Document Type

Article

Publication Date

1993

Abstract

Professor Owen Fiss's seminal work, The Civil Rights Injunction, inspired a generation of scholars and practitioners to flesh out the significance of his insights. With remarkable prescience, he captured a moment in intellectual and legal history and created a vocabulary that continues to shape the debate over the court's role in public law litigation. The Allure of Individualism continues the Fiss tradition of capturing a singular, emblematic issue and sketching with broad strokes the contours of emerging debate. His springboard is Martin v. Wilks, a case that aptly frames the current dilemmas and choices posed by structural injunction litigation. Martin v. Wilks addresses a central issue raised by structural injunctions: To what extent must courts afford those whose interests may be adversely affected by a decree the opportunity to participate in its formulation and implementation?

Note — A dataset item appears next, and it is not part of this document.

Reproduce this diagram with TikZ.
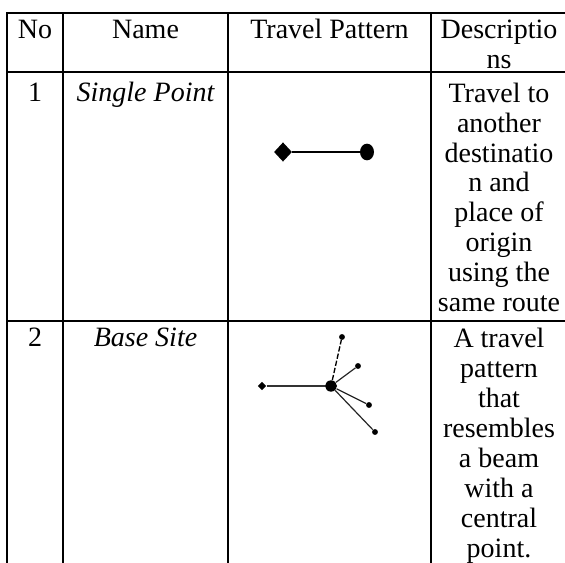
\documentclass[tikz,border=0pt]{standalone}
\usepackage{fontspec}
\setmainfont{Liberation Serif}
\usetikzlibrary{shapes.geometric}
\begin{document}
\begin{tikzpicture}[x=0.75pt,y=-0.75pt,
  grid/.style={line width=1.5pt, line cap=rect},
  cell/.style={anchor=base, inner sep=0pt, align=center, font=\fontsize{21}{22.5}\selectfont},
  bigdot/.style={fill=black, inner sep=0pt},
  smalldot/.style={circle, fill=black, inner sep=0pt, minimum size=4.4pt},
  spoke/.style={line width=0.9pt, black!85}]
\useasboundingbox (0,0) rectangle (565,563);
% table grid
\draw[grid] (7,13) -- (590,13);
\draw[grid] (7,72) -- (590,72);
\draw[grid] (7,321) -- (590,321);
\foreach \xx in {7,63,228,431,568} {\draw[grid] (\xx,13) -- (\xx,600);}
% header (multi-line nodes are placed by the baseline of their last line)
\node[cell] (h1) at (35,39) {No};
\node[cell] (h2) at (145.5,39) {Name};
\node[cell] (h3) at (329.5,39) {Travel Pattern};
\node[cell] (h4) at (499,69) {Descriptio\\ns};
% row 1
\node[cell] (n1) at (35,102) {1};
\node[cell] (nm1) at (145.5,102) {\itshape Single Point};
\node[cell] (d1) at (499,312) {Travel to\\another\\destinatio\\n and\\place of\\origin\\using the\\same route};
% row 2
\node[cell] (n2) at (35,347) {2};
\node[cell] (nm2) at (145.5,347) {\itshape Base Site};
\node[cell] (d2) at (499,557) {A travel\\pattern\\that\\resembles\\a beam\\with a\\central\\point.};
% pattern 1
\node[bigdot, diamond, minimum width=13.5pt, minimum height=14.5pt] (s1) at (283,152) {};
\node[bigdot, ellipse, minimum width=10.5pt, minimum height=12.5pt] (e1) at (367,152) {};
\draw[line width=1.2pt] (s1) -- (e1);
% pattern 2
\node[bigdot, diamond, minimum width=6.5pt, minimum height=6.5pt] (L) at (262,386) {};
\node[bigdot, ellipse, minimum width=9pt, minimum height=8.5pt] (H) at (331,386) {};
\node[smalldot] (t1) at (342,337) {};
\node[smalldot] (t2) at (358,366) {};
\node[smalldot] (t3) at (369,405) {};
\node[smalldot] (t4) at (375,432) {};
\draw[line width=1.8pt, black!80] (L) -- (H);
\draw[line width=1pt, dash pattern=on 4pt off 1.5pt] (H) -- (t1);
\draw[spoke] (H) -- (t2);
\draw[spoke] (H) -- (t3);
\draw[spoke] (H) -- (t4);
\end{tikzpicture}
\end{document}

Martin v. Wilks answers this question by granting third parties the right to full adversary participation. It holds that white firefighters may collaterally attack a consent decree adopting an affirmative action plan if they did not participate as parties in the proceedings resulting in that decree. The Civil Rights Act of 1991 reverses this holding and recasts third parties' right to "individual participation" as a right to "interest representation": It precludes collateral attacks if third parties had notice and a reasonable opportunity to object or if someone who previously challenged the judgment adequately represented their interests.

Professor Fiss does not shrink from the potentially far-reaching implications of Martin v. Wilks. He quite correctly notes that, although Martin v. Wilks involves a consent decree, its reasoning is equally applicable 'to decrees following an adjudication of liability. He also acknowledges the implicit due process foundations of the Court's decision. Indeed, much of the commentary on the issue of third-party challenges to injunctions proceeds in terms of the traditional due process rights of third parties. The strains of constitutional analysis in Martin v. Wilks implicate the rights of third parties to challenge injunctions not addressed by the Civil Rights Act of 1991, and leave open the possibility that the procedures established by the Civil Rights Act do not conform to the requisites of due process.

Professor Fiss uses the stark opposition of Martin v. Wilks and the Civil Rights Act of 1991 to highlight what he perceives as an inevitable conflict between process and outcome, between participation values and the efficacy and finality of the structural injunction. He embraces the value choice embodied by the Civil Rights Act of 1991. Indeed, The Allure of Individualism serves in part as an effort to provide a normative justification for the political' victory achieved by the legislature's reversal of Martin v. Wilks. Professor Fiss introduces and defends a scheme that I refer to as "vicarious interest representation." Third parties may participate through a surrogate whom they did not select and cannot hold accountable, but who the court deems an adequate representative. Fiss concedes that this approach deprives third parties of important aspects of participation, but is willing to sacrifice these values to preserve the effectiveness of the structural injunction.

This Article shows that the value conflict identified by Professor Fiss stems not from an inevitable clash between process and outcome, but from his unstated acceptance of a variety of premises about the nature of participation and representation at the remedial stage of public law litigation. He conflates a series of important questions and choices that must be unpacked to address adequately the issue of third-party participation in structural injunctions.